Он уже видел ребенка раньше. Они нет. Не по-настоящему. Детям не разрешалось посещать роддом Болито из боязни, чтобы те не занесли младенцам микробы или туберкулез, поэтому Гарфилду было велено ждать на тротуаре, держа Морвенну за руку, хотя та извивалась, как рыбка, и рука у нее была вся потная, и она все время спрашивала почему. А потом Энтони появился в окне, как и обещал, и поднял ребенка.

— Смотри, — сказал Гарфилд Морвенне, — вон там, наверху. Видишь? Это ребенок. Это наш братик. Видишь?

Но она просто начала кричать Энти, Энти — так она называла Энтони. Ребенок был ей совсем не интересен. Что и не удивительно, потому что на таком расстоянии было похоже, будто Энтони просто держит сверток белого одеяла, а внутри — отбивная из молодого барашка. Когда Гарфилд спросил его, как выглядит Хедли, он ответил, что невозможно что-нибудь сказать, потому что новорожденные такие морщинистые и красненькие, и сердитые — или плачут, или спят. Так что, возможно, он беспокоился, не изменился ли Хедли к худшему. Или, возможно, его волновала болезнь в голове у Рейчел. Гарфилд посмотрел в своем словаре слово депрессия, что только сбило его с толку разговорами об атмосферных фронтах и депрессии горизонта наряду с неконтролируемой или клинической печалью.

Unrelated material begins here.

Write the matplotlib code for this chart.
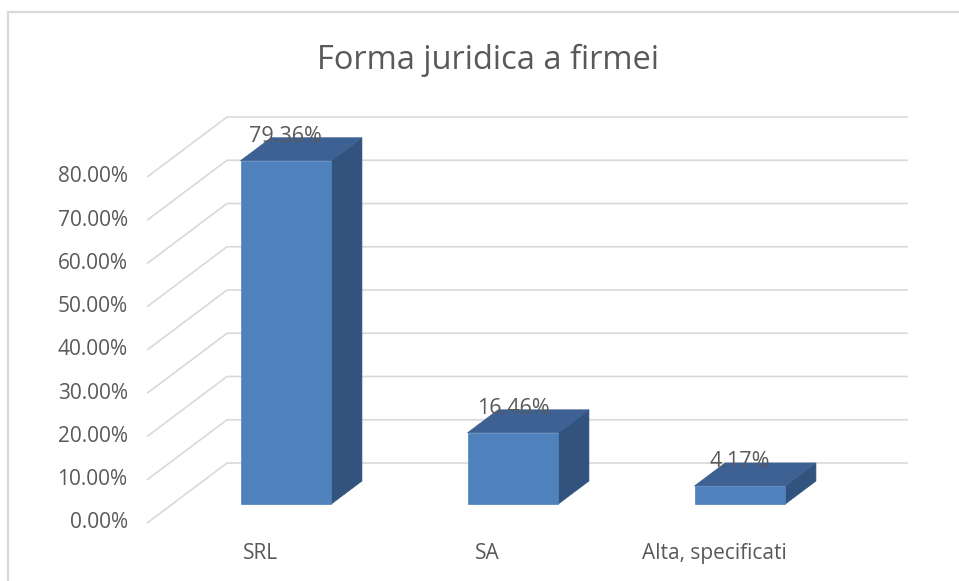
import matplotlib
matplotlib.use("Agg")
import matplotlib.pyplot as plt
from matplotlib.patches import Polygon
from matplotlib.lines import Line2D

plt.rcParams['font.family'] = ['Open Sans', 'DejaVu Sans']

categories = ['SRL', 'SA', 'Alta, specificati']
values = [79.36, 16.46, 4.17]
y_ticks = [0, 10, 20, 30, 40, 50, 60, 70, 80]
title = 'Forma juridica a firmei'

TXT = '#595959'
GRID = '#d9d9d9'
FRONT = '#4f81bd'
TOP = '#3c6192'
SIDE = '#32537d'

# oblique depth: d=0 back wall, d=1 front edge of floor
DX = 0.352   # slot units
DY = 13.87   # percent units
D_FRONT = 0.683
D_BACK = 0.30
BAR_W = 0.40


def proj(x, v, d):
    return (x - d * DX, v - d * DY)


fig = plt.figure(figsize=(9.59, 5.81), dpi=100)
ax = fig.add_axes([0, 0, 1, 1])
ax.set_xlim(-1.0, 3.2247)
ax.set_ylim(-27.28, 107.05)
ax.axis('off')

# gridlines: side wall diagonal + back wall
for t in y_ticks:
    p0 = proj(0, t, 1)
    p1 = proj(0, t, 0)
    p2 = proj(len(categories), t, 0)
    ax.plot([p0[0], p1[0], p2[0]], [p0[1], p1[1], p2[1]],
            color=GRID, lw=1.2, solid_capstyle='butt', zorder=1)
    ax.annotate(f'{t:.2f}%', xy=p0, xytext=(-14, 0), textcoords='offset points',
                ha='right', va='center', fontsize=15, color=TXT)

# bars
for i, v in enumerate(values):
    c = i + 0.5
    l, r = c - BAR_W / 2, c + BAR_W / 2
    side = [proj(r, 0, D_FRONT), proj(r, v, D_FRONT), proj(r, v, D_BACK), proj(r, 0, D_BACK)]
    top = [proj(l, v, D_FRONT), proj(r, v, D_FRONT), proj(r, v, D_BACK), proj(l, v, D_BACK)]
    front = [proj(l, 0, D_FRONT), proj(r, 0, D_FRONT), proj(r, v, D_FRONT), proj(l, v, D_FRONT)]
    for pts, col in [(side, SIDE), (top, TOP), (front, FRONT)]:
        ax.add_patch(Polygon(pts, closed=True, facecolor=col, edgecolor=col,
                             lw=0.5, zorder=3))
    lx = c - D_FRONT * DX
    ly = v - D_BACK * DY
    ax.annotate(f'{v:.2f}%', xy=(lx, ly), xytext=(0, 1), textcoords='offset points',
                ha='center', va='center', fontsize=15.5, color=TXT, zorder=5)
    cx, cy = proj(c, 0, 1)
    ax.annotate(categories[i], xy=(cx, cy), xytext=(0, -22), textcoords='offset points',
                ha='center', va='center', fontsize=15, color=TXT)

fig.text(488 / 959, 1 - 60 / 581, title, ha='center', va='center',
         fontsize=23.5, color=TXT)

# chart area border (left and top visible)
fig.add_artist(Line2D([8 / 959, 8 / 959], [0, 1 - 12 / 581], transform=fig.transFigure,
                      color=GRID, lw=1.6))
fig.add_artist(Line2D([8 / 959, 1], [1 - 12 / 581, 1 - 12 / 581], transform=fig.transFigure,
                      color=GRID, lw=1.6))

fig.savefig('out.png', dpi=100)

Часы у медсестры были электрическими, как в школе, так что они не тикали. Секундная стрелка бежала по кругу так плавно, что невозможно было отсчитывать секунды с ее помощью, и создавалось впечатление, что время идет быстрее. Гарфилд уже научился возмущаться подобным во время тестов по математике. Кликала только минутная стрелка. Пока Морвенна ерзала рядом с ним, а Энтони приводил себя в состояние безмятежного спокойствия, как делал это на собраниях, он наблюдал за тем, как часы показали от пяти до двух и дошли до приводящих в бешенство двух минут третьего. Только тогда медсестра подняла маленькие часики, висевшие вверх тормашками на накрахмаленном фартуке, и объявила: «Сейчас можете войти. Только представьтесь дежурной медсестре в отделении, которое вы хотите посетить».

— А какое нам нужно отделение? — поинтересовался Гарфилд, когда они подошли к большому указателю, с перечислением всех отделений и со стрелками во всех направлениях.